Le désenchantement

Mohamed Khoukhchani*

Face à l’image de notre pays qui ne cesse de se détériorer, à cause principalement du mauvais fonctionnement de l’intermédiation, à cause du relâchement des courroies de transmission, tout responsable soucieux de voir le Maroc occuper une bonne place parmi les États démocratiques ne doit rester indifférent.

Tout le monde sait bien que la force de toute démocratie qui se respecte, tout comme sa faiblesse ou sa fragilité, réside dans l’état de santé de ses organisations politiques et syndicales. Ce même état de santé dépend également de l’efficience ou non des acteurs les plus dynamiques de la société civile qui y opèrent conjointement avec les forces politiques et syndicales du pays.

Le Maroc, me diriez-vous, certes est loin d’être un cas isolé. C’est tout-à-fait juste, mais pourquoi jusqu’à peu de temps, d’aucuns, et pas des moins influents de la gente politique, considéraient que par rapport aux autres États de la région du Moyen-Orient/Maghreb, notre pays fait l’exception.

Tant que le Maroc, toutes institutions confondues, refuse encore de faire partie des États capables de garantir l’égalité des chances à tous les citoyens sans exception, le changement tant escompté par le pouvoir et le peuple demeure encore trop loin.

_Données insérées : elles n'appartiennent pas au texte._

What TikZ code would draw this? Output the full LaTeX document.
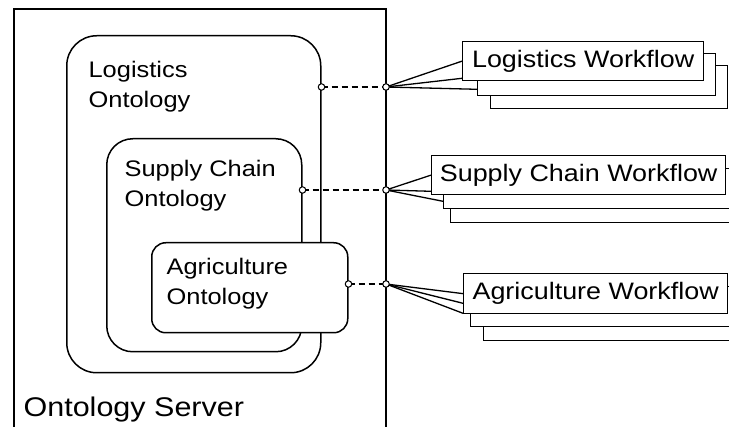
\documentclass[tikz,border=0pt]{standalone}
\usepackage{fontspec}
\setmainfont{Liberation Sans}[FakeStretch=1.13]
\usetikzlibrary{positioning,calc}

\begin{document}
\begin{tikzpicture}[x=1pt, y=-1pt,
  line width=1.2pt,
  txt/.style={font=\fontsize{22.5}{30}\selectfont, inner sep=0pt},
  onto/.style={draw, fill=white, rounded corners=#1, anchor=north west, inner sep=0pt, line width=1.5pt},
  lbl/.style={txt, align=left, anchor=north west},
  wf/.style={draw, fill=white, anchor=north west, inner sep=0pt, line width=1.3pt},
  wftxt/.style={wf, font=\fontsize{23.8}{30}\selectfont},
  port/.style={circle, draw, fill=white, inner sep=0pt, minimum size=6.5pt, line width=1pt},
  link/.style={dash pattern=on 6pt off 4pt},
  arm/.style={line width=1.3pt}]
\useasboundingbox (0,0) rectangle (729,427);
\clip (0,0) rectangle (729,427);
% server frame, right edge is the bus
\draw (14,432) coordinate (srvsw) -- (14,9) -- (386,9) -- (386,432) coordinate (srvse);
\node[txt, font=\fontsize{27}{30}\selectfont, anchor=base west] (srvtxt) at (23,417) {Ontology Server};
% nested ontologies
\node[onto=30pt, minimum width=254pt, minimum height=337pt] (logonto) at (66,35) {};
\node[onto=26pt, minimum width=195pt, minimum height=213pt] (suponto) at (106,138) {};
\node[onto=14pt, minimum width=196pt, minimum height=90pt] (agronto) at (151,242) {};
\node[lbl] (logtxt) at (88,61) {Logistics\\Ontology};
\node[lbl] (suptxt) at (124,160) {Supply Chain\\Ontology};
\node[lbl] (agrtxt) at (166,258) {Agriculture\\Ontology};
% ports
\coordinate (logp) at (logonto.east |- 0,87);
\coordinate (supp) at (suponto.east |- 0,190);
\coordinate (agrp) at (agronto.east |- 0,284);
\coordinate (logh) at (srvse |- logp);
\coordinate (suph) at (srvse |- supp);
\coordinate (agrh) at (srvse |- agrp);
% workflow stacks
\node[wf, minimum width=237pt, minimum height=43pt] (lw3) at (490,65) {};
\node[wf, minimum width=238pt, minimum height=42pt] (lw2) at (477,53) {};
\node[wftxt, minimum width=241pt, minimum height=39pt] (lw1) at (462,41) {Logistics Workflow};
\node[wf, minimum width=300pt, minimum height=40pt] (sw3) at (450,182) {};
\node[wf, minimum width=300pt, minimum height=40pt] (sw2) at (443,168) {};
\node[wftxt, minimum width=294pt, minimum height=39pt] (sw1) at (431,155) {Supply Chain Workflow};
\node[wf, minimum width=270pt, minimum height=40pt] (aw3) at (483,300) {};
\node[wf, minimum width=270pt, minimum height=40pt] (aw2) at (470,286) {};
\node[wftxt, minimum width=264pt, minimum height=40pt] (aw1) at (463,273) {Agriculture Workflow};
% links
\draw[link] (logp) -- (logh);
\draw[link] (supp) -- (suph);
\draw[link] (agrp) -- (agrh);
\draw[arm] (logh) -- (lw1.west);
\draw[arm] (logh) -- ($(lw1.south west)+(0,-3)$);
\draw[arm] (logh) -- ($(lw2.south west)+(0,-7)$);
\draw[arm] (suph) -- (sw1.west);
\draw[arm] (suph) -- ($(sw1.south west)+(0,-4)$);
\draw[arm] (suph) -- ($(sw2.south west)+(0,-8)$);
\draw[arm] (agrh) -- (aw1.west);
\draw[arm] (agrh) -- ($(aw1.south west)+(0,-11)$);
\draw[arm] (agrh) -- ($(aw1.south west)+(0,-1)$);
\foreach \p in {logp,logh,supp,suph,agrp,agrh}
  \node[port] at (\p) {};
\end{tikzpicture}
\end{document}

Sans que les décideurs n’aient la volonté de faire jouir leurs compatriotes des mêmes droits sans prêter attention à leur statut social, à leur origine ethnique, à leur conviction politique, à leur choix cultuel ou culturel, la société marocaine continuera de fabriquer en séries des chômeurs, des pauvres, des marginaux, des laisser-pour-compte, des personnes en situation difficile qui le jour où ils perdront complètement espoir, des idées noires leur traverseront l’esprit, des idées pires que celle d’emprunter des embarcations de fortune dans l’espoir de débarquer en Europe où de nouvelles épreuves plus ardues les attendent si la chance leur sourit et qu’ils réussissent la grande et pénible épreuve de la traversée de la mer méditerranée.

La démocratie représentative à la marocaine expérimentée depuis les années 70 du siècle dernier est à bout de souffle. Car les partis politiques qui ont mis la main à cette pâte bizarroïde ont tous déçu l’espoir porté sur eux par les électeurs. Il faut avouer qu’au Maroc, malgré les diverses tentatives pour asseoir en bonne et due forme des institutions nationales démocratiquement élues et jouissant d’une vraie liberté politique, le train démocratique multiplie les déraillements lors de chaque échéance électorale.

Il est à craindre, par conséquent, qu’avec la multiplication des protestations populaires accentuées par le développement des réseaux sociaux dénonçant tout responsable qui porte préjudice à la bonne gouvernance, que les partis politiques, version classique, finissent par disparaître. Car depuis déjà quelques années, ce sont les réseaux sociaux qui prennent la relève des organisations politiques et syndicales pour encadrer voire mobiliser les citoyens au point de soit les convaincre à boycotter certains produits de consommation, soit les pousser aux soulèvements contre les pouvoirs publics. Les partis politiques et les syndicats qui perdent progressivement leur impact sur leurs partisans ou adeptes risquent un jour de s’éclipser définitivement s’ils ne se remettent pas en question en mettant en place un nouveau système de démocratie interne dotant ainsi leurs instances dirigeantes de nouvelles méthodes d’encadrement au profit à la fois de leurs adhérents et des citoyens ciblés pour renforcer leurs rangs.

D’autant plus qu’avec tout ce qui se dit sur le compte de l’ensemble des leaders politiques et qu’avec tout ce qui s’écrit sur toutes les composantes de l’élite politique du pays dont certains préfèrent se servir au lieu de servir alors que d’autres sont mouillés jusqu’au cou dans des affaires de mœurs, il est regrettable de constater que la politique n’a plus de sens voire plus d’avenir dans notre pays et que les hommes politiques perdent de plus en plus leur crédibilité.

Maintenant que la démocratie représentative, version marocaine, est en panne, n’est-il pas urgent de l’améliorer en tentant la carte de la démocratie dite participative pour ne laisser personne en dehors du jeu politique?